In popular media, candle reading appears occasionally as a plot device in films and television exploring witchcraft, though it is typically depicted with less specificity than other divinatory forms like tarot or crystal ball work. The atmospheric quality of lit candles in ritual settings has made candle imagery ubiquitous in fictional witchcraft depictions, even when the specific practice of reading the burn is not foregrounded.

Myths and facts

Several misconceptions about candle reading circulate among practitioners and observers alike.

  • A common belief holds that a candle going out is always a bad omen. A self-extinguishing flame has multiple possible readings depending on context: it may signal completion, resistance, the need to reconsider the working’s approach, or simply a physical cause such as an uneven wick or a small draft. The practitioner’s first responsibility is to rule out physical explanations before interpreting symbolically.
  • Many beginners assume that black soot on a seven-day candle glass is entirely negative. Soot is typically read as the candle burning through obstacles or crossed conditions, which means a heavily sooted glass often indicates an active and necessary working rather than a failed one; a clean glass at completion, following initial sooting, is considered a positive outcome.
  • Some sources suggest that candle reading yields definitive answers about outcomes. Candle reading offers information about the energetic quality of a working and the conditions surrounding it; it is a commentary on process rather than a guaranteed prediction of results.
  • A widespread assumption holds that candle reading requires psychic ability. It is an observational and interpretive skill developed through practice and pattern recognition, supported by traditional meanings accumulated across many practitioners over time. Keeping a candle journal and comparing observations with outcomes is how fluency is built.
  • There is sometimes a belief that a candle burning more quickly than expected means the spell is working faster. A fast burn may indicate strong energy behind the working, but it may also reflect practical factors including a thick wick, the wax formulation, or the ambient temperature of the space. Both physical and energetic factors should be considered in any candle reading interpretation.

People also ask

Questions

What does a high candle flame mean?

A high, vigorous flame is generally a positive sign in candle divination, indicating that there is strong energy behind the working and that forces are actively engaged with the intention. In some traditions a very tall flame that burns rapidly means the spell will work quickly; in others it indicates that the energy is being expended intensely and the working may require sustained attention.

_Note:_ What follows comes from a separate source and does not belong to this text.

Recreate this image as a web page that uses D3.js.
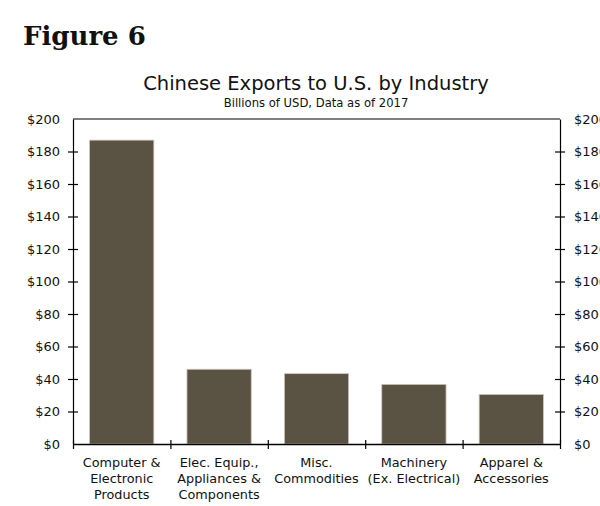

What does it mean when a candle flame goes out?

A flame going out, especially without an obvious physical cause such as a draft, is typically read as a significant sign. It may indicate resistance or obstacles to the working, a need to reconsider the intention, or a message that the working is complete. Some practitioners relight and observe carefully; others take it as a clear signal to pause and reflect before proceeding.

What does candle soot or smoke mean?

Black smoke or heavy sooting of the glass (in seven-day candles) is generally read as the candle burning through negative energy, crossed conditions, or obstacles. Light, clean-burning smoke is positive. White smoke during a working is sometimes interpreted as the presence of protective spirits or ancestors. Smoke that drifts consistently toward the practitioner may be read as a message directed at them personally.

What is wax reading or ceromancy?

Ceromancy is the divination practice of interpreting the shapes formed by melted wax as it drips, pools, or hardens. In candle magick, the patterns left by wax drips around a candle holder, or the way wax runs on a taper candle, are read for symbolic meaning. Common forms include hearts, animals, letters, or directional flows (toward or away from the practitioner) that comment on the working's progress.